2010-11-27

Future of U.N.’s Role in Combating Climate Change at Stake in Cancun. By Adam Morton and Tom Arup, Sydney Herald, 11/27/10. “Politicians, bureaucrats, lobbyists and activists have begun rolling in [to Cancun] for the first major U.N. meeting on climate change since the disastrous close last December to the Copenhagen conference. At stake, insiders say, is nothing less than the future of the UN's role in reducing greenhouse gas emissions and addressing the climate change that scientists warn is already locked in. Eighteen years after their birth at the Rio de Janeiro Earth Summit, the UN climate negotiations that yielded the 1997 Kyoto Protocol are in need of redemption, in the form of methodical progress towards a treaty that can be completed within the next two years.

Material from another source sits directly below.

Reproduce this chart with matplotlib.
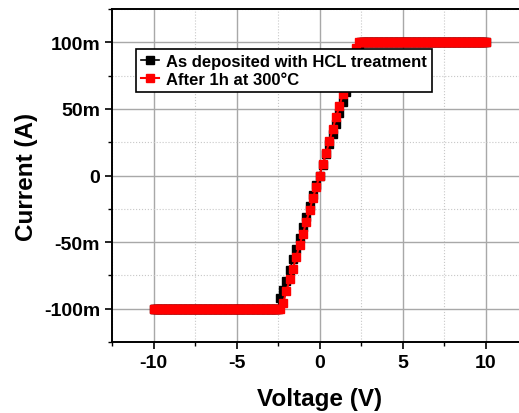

''‘The order of the day is pragmatism,’ said a UN assistant secretary-general, Robert Orr, this week of the Cancun meeting, suggesting negotiators should ‘make progress where we can on the issues we can.’ With the US and China at odds on key points, those issues are expected to include reducing emissions from destroying tropical rainforests, providing financial help to the world's most vulnerable countries and sharing clean energy technology with developing nations. Bigger stumbling blocks -- locking in emissions targets, China consenting to international verification of its emissions, and the legal design of a new climate treaty to start in 2013 -- are likely to have to wait. The most significant question going into the meeting is: can the talks rebuild the trust shattered at Copenhagen and lay a foundation for a climate pact to be signed next year in Durban, South Africa or, more likely, in Rio de Janeiro in December 2012?”